--- Start Source data ---

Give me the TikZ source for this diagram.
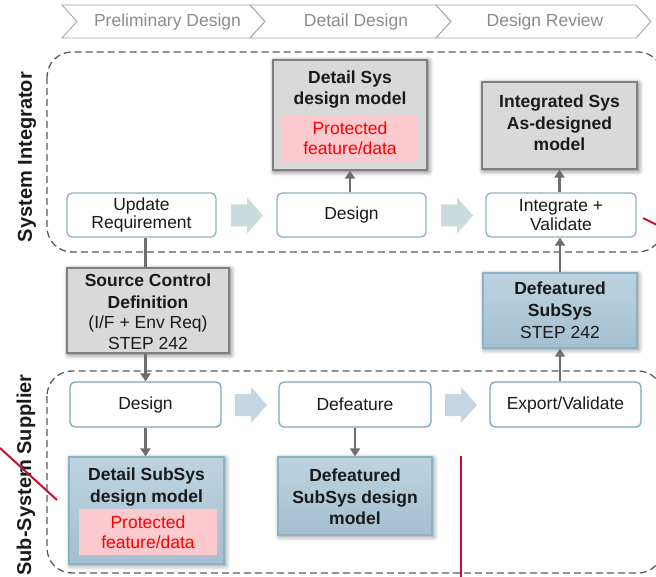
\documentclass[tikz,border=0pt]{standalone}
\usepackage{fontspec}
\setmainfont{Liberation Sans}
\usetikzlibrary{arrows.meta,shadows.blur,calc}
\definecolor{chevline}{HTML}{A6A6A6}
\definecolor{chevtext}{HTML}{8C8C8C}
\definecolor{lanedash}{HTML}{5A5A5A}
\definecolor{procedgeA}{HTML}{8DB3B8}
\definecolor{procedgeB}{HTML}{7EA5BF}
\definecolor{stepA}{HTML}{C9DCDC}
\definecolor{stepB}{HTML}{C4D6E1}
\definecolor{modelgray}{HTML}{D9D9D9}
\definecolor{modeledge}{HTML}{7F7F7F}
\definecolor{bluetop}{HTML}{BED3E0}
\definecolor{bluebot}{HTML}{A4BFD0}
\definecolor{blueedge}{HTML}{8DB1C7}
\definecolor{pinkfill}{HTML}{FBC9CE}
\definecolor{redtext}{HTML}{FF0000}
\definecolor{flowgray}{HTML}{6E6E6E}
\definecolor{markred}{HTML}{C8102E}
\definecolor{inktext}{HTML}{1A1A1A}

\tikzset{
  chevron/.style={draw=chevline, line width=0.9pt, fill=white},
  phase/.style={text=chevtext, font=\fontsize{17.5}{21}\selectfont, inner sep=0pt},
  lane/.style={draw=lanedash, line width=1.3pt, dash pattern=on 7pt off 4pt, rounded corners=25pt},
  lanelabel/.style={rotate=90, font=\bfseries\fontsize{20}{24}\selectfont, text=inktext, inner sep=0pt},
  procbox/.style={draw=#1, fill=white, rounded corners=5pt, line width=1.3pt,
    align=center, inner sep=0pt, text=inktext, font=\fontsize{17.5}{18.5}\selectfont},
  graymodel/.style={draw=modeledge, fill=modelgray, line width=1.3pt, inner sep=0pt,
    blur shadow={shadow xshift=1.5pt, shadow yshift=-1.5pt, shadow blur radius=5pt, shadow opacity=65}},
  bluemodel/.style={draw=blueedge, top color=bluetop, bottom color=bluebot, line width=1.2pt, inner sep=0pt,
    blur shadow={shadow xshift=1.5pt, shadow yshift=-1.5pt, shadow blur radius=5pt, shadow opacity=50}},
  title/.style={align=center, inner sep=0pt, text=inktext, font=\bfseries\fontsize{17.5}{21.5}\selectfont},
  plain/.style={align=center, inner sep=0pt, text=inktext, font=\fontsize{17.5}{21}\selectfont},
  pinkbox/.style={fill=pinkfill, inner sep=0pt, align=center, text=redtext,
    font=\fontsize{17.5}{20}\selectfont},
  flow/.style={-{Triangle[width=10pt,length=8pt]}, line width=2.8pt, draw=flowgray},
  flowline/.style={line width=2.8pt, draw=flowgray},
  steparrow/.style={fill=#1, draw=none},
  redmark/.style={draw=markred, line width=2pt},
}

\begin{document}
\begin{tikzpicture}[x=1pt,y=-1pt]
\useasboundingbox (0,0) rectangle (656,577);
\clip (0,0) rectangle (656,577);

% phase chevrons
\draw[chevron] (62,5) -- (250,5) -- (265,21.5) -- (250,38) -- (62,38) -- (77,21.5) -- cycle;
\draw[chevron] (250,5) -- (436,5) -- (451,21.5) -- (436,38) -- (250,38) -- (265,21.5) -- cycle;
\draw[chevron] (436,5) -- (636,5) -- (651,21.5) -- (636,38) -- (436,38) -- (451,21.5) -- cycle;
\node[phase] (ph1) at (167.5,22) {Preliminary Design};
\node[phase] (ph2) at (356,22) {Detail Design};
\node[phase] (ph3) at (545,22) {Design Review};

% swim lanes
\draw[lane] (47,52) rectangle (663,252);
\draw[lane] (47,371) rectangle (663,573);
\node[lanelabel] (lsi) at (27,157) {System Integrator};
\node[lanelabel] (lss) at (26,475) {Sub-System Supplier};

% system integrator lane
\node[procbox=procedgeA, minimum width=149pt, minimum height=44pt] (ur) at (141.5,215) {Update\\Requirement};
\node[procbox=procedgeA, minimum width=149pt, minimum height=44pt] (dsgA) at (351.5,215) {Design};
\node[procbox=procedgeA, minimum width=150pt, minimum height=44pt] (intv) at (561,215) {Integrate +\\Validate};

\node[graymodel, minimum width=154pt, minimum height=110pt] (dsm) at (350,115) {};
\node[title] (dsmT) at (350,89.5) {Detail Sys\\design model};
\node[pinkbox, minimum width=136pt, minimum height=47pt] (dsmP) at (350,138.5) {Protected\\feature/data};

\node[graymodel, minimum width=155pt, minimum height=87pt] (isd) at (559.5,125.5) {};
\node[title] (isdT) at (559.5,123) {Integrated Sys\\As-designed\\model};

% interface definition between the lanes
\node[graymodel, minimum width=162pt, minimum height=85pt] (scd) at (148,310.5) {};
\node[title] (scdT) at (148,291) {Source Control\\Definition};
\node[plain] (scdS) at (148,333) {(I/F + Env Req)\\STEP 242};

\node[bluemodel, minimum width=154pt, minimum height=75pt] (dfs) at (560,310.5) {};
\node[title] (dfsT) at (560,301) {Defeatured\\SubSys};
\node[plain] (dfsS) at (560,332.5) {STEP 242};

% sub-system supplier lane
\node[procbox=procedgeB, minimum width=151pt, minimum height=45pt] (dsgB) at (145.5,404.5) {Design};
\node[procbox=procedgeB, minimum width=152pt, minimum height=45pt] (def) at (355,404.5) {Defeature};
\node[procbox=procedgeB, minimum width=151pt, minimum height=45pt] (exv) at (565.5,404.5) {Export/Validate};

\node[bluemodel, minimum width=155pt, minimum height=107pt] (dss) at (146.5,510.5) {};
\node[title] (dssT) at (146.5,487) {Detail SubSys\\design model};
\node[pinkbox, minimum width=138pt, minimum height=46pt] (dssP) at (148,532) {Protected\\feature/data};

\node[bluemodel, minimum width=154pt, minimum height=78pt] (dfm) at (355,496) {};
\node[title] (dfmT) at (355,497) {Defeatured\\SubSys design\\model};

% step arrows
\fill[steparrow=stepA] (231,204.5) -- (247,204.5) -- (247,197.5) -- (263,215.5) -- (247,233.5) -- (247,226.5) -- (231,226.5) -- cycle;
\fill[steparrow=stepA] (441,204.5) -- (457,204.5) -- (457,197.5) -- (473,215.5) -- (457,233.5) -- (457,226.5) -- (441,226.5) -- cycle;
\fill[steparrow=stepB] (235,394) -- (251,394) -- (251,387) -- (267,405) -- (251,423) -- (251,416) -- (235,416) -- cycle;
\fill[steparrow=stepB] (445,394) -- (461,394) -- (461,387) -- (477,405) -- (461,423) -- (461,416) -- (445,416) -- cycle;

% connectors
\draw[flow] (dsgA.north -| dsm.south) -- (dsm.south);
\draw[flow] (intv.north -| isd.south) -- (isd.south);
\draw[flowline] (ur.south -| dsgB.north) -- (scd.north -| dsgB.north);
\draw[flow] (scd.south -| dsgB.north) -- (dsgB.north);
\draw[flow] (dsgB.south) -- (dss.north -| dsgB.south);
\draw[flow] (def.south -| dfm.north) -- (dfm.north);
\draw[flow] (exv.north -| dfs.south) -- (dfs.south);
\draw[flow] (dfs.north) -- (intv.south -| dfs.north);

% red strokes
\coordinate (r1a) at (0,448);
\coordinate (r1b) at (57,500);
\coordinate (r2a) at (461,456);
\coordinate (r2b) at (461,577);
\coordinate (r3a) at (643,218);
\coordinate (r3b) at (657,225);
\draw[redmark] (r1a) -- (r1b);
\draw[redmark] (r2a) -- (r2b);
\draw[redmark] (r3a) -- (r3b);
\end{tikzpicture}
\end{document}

--- End Source data ---
--- Start Source data ---

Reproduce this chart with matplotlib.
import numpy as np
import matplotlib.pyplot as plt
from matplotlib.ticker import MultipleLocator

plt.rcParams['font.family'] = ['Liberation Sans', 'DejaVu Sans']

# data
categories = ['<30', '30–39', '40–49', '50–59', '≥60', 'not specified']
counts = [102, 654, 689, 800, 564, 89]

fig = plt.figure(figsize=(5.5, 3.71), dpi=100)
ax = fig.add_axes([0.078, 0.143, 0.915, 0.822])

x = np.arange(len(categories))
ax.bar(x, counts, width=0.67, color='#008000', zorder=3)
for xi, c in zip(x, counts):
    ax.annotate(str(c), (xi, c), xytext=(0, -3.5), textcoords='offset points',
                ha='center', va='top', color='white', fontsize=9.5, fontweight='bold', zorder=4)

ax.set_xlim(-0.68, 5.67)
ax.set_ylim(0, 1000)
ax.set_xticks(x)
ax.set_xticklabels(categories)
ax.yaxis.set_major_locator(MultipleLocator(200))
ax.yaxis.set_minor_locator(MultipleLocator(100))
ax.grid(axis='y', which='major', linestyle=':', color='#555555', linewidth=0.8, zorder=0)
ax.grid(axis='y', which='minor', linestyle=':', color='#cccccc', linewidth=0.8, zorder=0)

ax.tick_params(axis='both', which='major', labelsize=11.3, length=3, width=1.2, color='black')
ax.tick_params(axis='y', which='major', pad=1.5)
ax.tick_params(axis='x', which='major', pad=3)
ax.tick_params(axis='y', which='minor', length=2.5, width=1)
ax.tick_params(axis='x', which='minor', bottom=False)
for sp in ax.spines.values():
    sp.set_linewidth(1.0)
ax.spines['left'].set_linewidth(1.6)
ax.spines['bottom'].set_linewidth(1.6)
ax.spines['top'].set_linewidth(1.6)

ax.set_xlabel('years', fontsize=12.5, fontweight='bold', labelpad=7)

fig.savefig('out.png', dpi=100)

--- End Source data ---

To be done » Locate the lines above that contain "matplotlib" and copy them.

Exercise answer »
Reproduce this chart with matplotlib.
import matplotlib.pyplot as plt
from matplotlib.ticker import MultipleLocator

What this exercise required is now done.